Given problem
Count, in the entries, the lines with "code". Answer with the number only.

Dataset excerpts

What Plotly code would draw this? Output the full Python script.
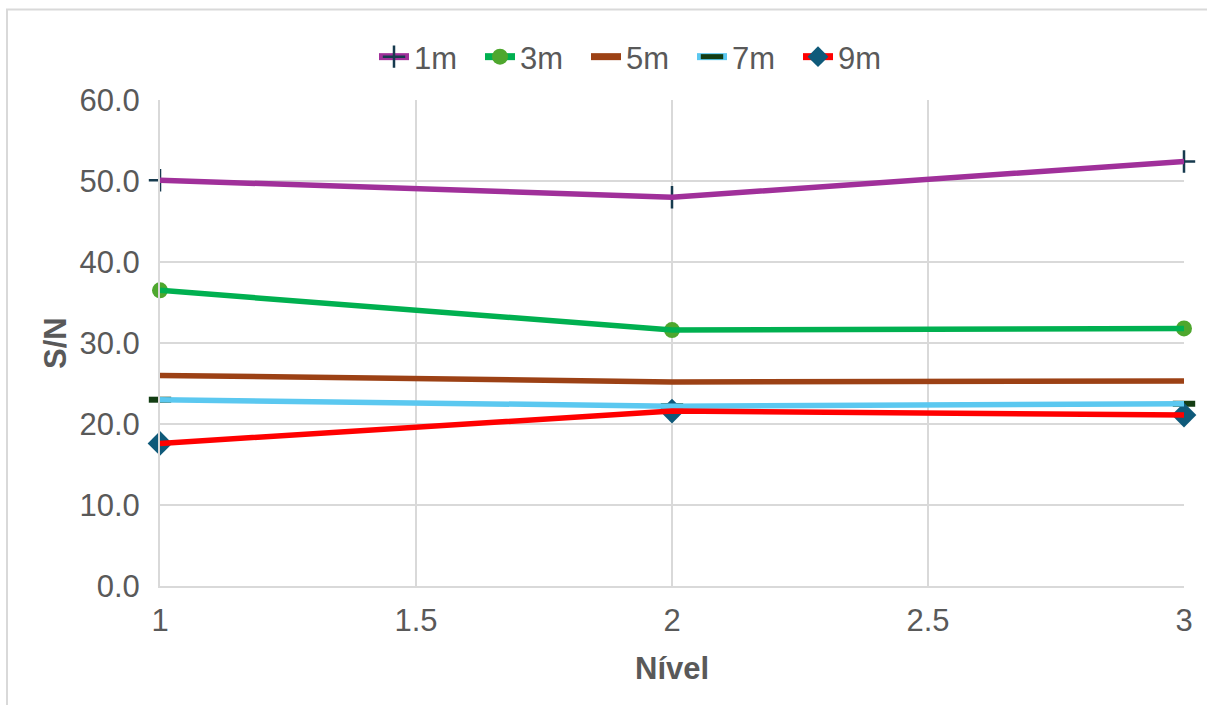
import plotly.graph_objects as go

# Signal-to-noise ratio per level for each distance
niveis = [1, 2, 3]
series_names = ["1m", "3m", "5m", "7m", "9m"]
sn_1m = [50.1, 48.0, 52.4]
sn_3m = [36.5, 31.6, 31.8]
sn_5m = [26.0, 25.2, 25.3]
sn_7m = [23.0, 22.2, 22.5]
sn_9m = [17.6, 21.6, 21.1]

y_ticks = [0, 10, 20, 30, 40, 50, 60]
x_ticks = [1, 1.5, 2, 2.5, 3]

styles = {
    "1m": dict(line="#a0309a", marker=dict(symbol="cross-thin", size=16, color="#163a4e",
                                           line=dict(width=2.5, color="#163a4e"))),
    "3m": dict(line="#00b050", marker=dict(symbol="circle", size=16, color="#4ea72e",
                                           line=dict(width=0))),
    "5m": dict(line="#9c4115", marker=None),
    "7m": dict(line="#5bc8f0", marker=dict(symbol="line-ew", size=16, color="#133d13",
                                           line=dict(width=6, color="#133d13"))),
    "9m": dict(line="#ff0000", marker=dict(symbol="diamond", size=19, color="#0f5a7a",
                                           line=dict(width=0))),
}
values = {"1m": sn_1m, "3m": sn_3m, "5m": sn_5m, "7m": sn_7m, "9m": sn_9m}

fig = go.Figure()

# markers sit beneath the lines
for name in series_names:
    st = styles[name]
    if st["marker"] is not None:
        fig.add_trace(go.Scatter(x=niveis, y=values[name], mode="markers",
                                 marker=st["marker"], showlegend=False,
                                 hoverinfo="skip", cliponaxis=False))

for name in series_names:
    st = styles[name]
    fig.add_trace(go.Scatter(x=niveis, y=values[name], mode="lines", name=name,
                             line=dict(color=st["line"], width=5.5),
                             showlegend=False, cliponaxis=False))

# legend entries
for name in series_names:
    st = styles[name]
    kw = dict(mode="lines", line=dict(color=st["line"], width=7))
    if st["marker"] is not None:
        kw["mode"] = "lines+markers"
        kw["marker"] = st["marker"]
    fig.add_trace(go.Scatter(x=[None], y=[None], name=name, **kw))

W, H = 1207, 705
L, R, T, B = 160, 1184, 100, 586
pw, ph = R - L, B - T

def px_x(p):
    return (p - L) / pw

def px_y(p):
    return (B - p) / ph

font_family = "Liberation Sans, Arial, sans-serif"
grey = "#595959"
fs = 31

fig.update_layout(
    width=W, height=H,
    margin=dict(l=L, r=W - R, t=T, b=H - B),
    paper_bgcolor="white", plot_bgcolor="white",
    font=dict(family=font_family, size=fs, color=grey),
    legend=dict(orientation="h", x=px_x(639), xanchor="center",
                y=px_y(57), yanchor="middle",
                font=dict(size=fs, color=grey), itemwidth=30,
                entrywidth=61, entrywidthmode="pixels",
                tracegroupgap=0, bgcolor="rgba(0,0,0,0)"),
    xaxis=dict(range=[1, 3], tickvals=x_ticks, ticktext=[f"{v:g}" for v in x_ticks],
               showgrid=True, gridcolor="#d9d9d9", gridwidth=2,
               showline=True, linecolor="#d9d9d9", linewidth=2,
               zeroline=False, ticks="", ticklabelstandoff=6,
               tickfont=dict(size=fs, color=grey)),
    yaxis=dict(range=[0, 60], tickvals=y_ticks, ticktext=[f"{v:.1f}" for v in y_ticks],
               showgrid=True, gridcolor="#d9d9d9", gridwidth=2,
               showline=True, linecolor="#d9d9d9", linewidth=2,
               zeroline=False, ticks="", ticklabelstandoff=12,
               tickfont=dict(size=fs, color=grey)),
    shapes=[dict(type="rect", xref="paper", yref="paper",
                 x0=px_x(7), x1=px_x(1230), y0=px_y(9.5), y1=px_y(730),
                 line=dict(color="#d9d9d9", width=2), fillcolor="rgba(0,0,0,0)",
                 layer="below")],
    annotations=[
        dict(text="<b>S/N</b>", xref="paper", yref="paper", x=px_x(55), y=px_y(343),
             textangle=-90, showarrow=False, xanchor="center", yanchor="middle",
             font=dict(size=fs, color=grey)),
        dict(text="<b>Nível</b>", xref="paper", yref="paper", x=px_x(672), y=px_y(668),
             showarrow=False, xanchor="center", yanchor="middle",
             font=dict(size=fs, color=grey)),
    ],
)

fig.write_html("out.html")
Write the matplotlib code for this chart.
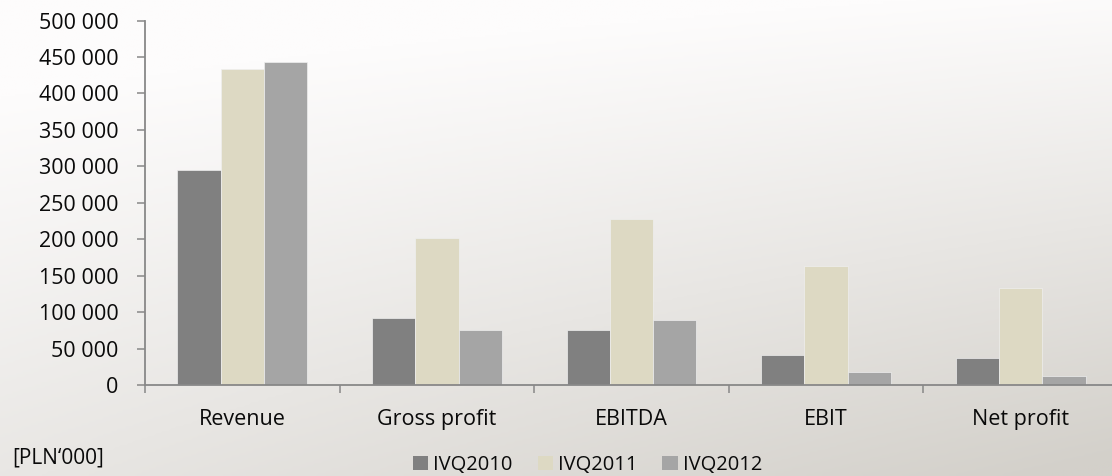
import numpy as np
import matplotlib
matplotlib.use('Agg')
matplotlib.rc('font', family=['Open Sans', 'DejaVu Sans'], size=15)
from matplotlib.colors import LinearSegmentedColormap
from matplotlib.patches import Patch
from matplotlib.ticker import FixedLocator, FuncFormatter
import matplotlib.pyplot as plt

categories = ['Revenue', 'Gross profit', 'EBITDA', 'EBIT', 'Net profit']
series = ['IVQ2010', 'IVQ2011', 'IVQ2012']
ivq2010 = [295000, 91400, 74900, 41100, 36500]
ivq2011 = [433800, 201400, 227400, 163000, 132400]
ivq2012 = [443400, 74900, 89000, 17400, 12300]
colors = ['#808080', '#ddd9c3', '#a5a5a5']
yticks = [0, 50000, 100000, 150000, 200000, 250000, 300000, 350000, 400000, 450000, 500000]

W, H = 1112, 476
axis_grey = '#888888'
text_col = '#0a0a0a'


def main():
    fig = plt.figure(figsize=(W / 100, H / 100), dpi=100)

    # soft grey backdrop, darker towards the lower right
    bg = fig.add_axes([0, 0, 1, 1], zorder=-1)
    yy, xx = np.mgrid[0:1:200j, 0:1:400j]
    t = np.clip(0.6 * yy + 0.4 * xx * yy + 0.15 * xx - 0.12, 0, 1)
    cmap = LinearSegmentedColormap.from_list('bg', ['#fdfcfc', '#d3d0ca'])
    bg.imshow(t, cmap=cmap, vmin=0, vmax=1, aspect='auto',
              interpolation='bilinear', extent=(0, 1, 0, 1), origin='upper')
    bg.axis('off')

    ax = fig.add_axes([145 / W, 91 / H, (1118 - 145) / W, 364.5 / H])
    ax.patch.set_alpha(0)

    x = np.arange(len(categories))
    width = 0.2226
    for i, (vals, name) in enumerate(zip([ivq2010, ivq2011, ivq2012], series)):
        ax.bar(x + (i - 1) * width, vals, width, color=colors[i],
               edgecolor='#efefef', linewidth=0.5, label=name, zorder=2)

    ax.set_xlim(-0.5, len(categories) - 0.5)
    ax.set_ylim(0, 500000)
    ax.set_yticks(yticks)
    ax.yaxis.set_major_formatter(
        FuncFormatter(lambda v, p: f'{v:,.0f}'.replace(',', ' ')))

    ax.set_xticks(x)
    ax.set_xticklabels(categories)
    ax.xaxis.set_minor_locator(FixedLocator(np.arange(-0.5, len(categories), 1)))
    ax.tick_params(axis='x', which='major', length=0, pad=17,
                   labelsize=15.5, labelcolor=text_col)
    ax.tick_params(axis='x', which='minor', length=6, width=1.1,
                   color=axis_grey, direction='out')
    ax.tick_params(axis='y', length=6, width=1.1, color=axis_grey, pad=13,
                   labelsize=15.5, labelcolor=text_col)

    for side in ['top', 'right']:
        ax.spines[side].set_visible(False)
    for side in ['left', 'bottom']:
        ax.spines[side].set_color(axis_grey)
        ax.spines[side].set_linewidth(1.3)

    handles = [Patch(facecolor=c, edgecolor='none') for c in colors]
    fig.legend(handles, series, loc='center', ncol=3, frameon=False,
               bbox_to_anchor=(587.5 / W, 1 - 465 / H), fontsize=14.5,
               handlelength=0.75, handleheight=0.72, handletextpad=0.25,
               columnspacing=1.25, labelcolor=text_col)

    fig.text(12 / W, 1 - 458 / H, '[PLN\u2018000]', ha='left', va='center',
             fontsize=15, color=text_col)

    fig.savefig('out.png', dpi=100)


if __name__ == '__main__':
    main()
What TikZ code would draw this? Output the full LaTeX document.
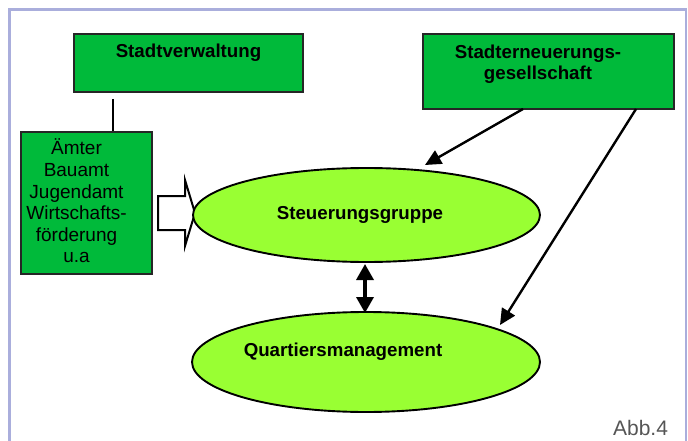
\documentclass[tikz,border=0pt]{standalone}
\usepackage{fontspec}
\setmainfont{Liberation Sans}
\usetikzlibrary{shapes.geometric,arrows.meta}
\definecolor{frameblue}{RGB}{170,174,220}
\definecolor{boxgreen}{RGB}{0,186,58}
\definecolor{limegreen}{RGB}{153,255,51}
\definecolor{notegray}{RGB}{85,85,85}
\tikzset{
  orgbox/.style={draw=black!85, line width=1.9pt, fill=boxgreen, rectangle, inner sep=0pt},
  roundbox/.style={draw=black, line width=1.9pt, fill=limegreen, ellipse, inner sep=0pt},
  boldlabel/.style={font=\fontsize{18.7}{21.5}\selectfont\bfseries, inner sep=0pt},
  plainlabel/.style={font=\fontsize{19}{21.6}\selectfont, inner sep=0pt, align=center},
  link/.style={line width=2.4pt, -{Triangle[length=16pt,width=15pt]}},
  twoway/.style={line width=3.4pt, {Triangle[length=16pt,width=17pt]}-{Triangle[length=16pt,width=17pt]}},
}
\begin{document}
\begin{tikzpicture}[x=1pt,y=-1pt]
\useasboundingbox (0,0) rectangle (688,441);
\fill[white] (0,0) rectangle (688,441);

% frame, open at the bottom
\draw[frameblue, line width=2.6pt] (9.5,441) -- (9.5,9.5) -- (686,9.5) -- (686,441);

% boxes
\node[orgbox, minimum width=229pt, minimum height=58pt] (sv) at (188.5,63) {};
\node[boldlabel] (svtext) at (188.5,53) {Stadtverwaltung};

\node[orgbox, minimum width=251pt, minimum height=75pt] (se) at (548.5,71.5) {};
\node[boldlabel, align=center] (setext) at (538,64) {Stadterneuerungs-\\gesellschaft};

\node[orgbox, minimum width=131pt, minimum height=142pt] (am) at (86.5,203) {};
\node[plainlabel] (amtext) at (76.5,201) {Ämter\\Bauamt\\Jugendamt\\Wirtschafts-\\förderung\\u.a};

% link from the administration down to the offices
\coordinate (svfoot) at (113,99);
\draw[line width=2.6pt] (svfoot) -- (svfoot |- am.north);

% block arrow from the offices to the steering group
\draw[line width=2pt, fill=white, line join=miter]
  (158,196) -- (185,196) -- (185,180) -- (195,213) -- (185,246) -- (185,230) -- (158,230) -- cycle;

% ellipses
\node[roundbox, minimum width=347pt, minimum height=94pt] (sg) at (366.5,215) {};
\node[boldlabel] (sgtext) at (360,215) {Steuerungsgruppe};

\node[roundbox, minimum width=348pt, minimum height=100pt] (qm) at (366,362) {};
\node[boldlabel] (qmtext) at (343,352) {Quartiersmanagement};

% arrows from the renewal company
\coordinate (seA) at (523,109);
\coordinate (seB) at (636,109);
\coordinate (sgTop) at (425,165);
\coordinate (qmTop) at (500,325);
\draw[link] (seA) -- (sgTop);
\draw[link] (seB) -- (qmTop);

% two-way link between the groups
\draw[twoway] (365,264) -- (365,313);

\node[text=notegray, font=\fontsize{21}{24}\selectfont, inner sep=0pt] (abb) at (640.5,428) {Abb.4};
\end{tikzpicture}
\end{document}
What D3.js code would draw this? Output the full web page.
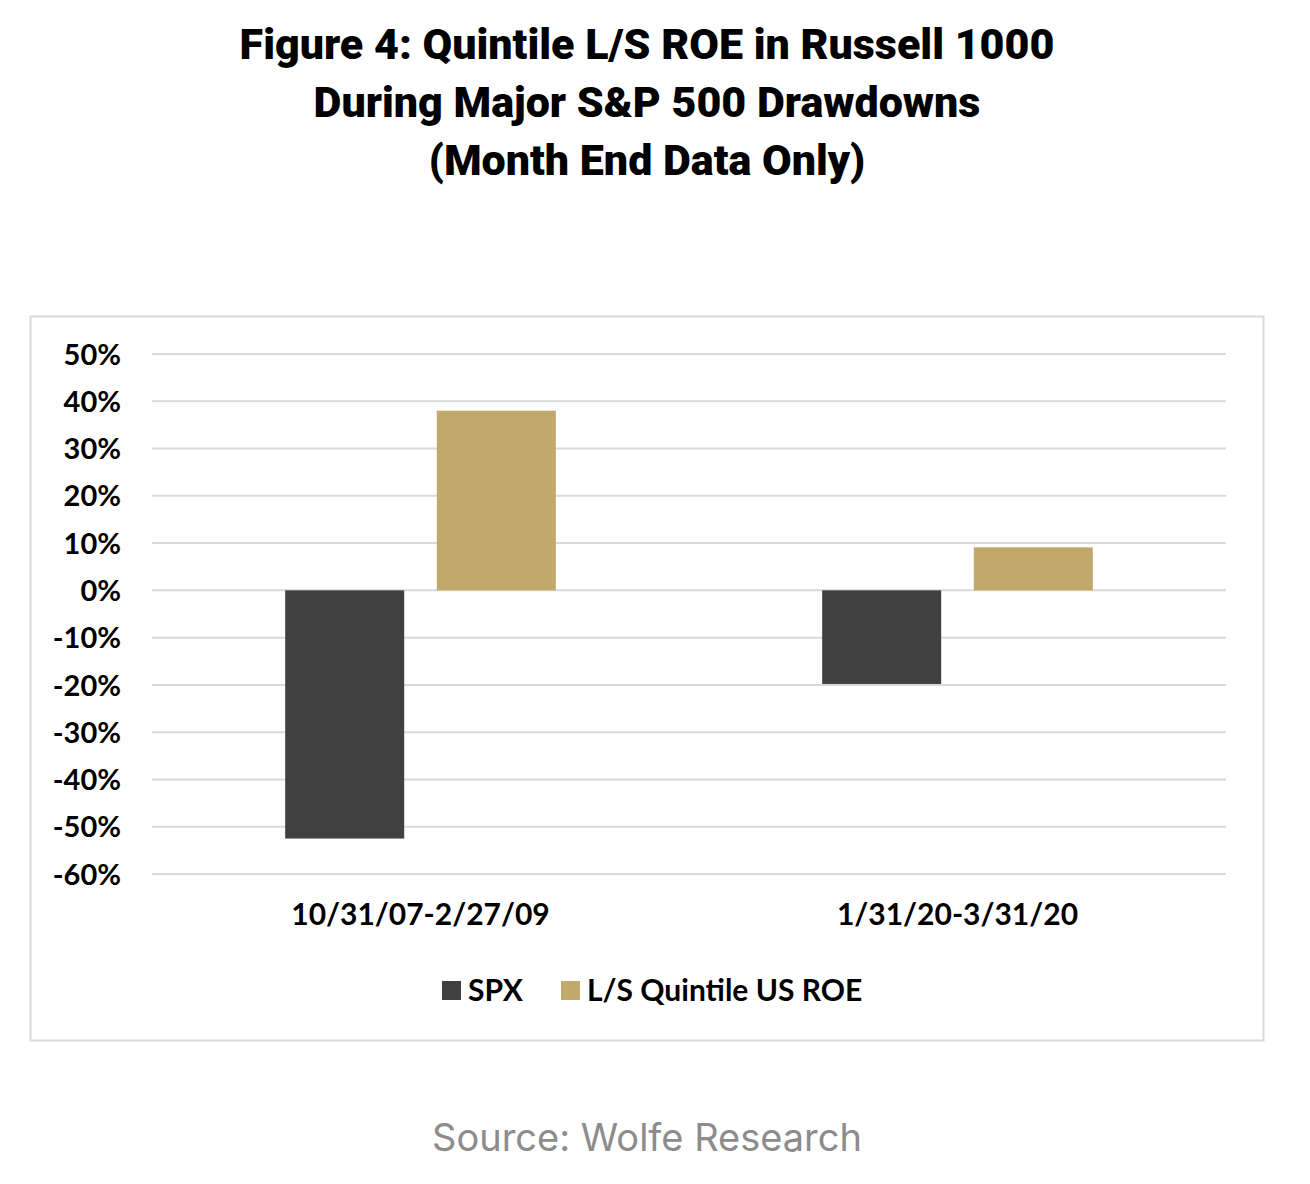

Result of the exercise
4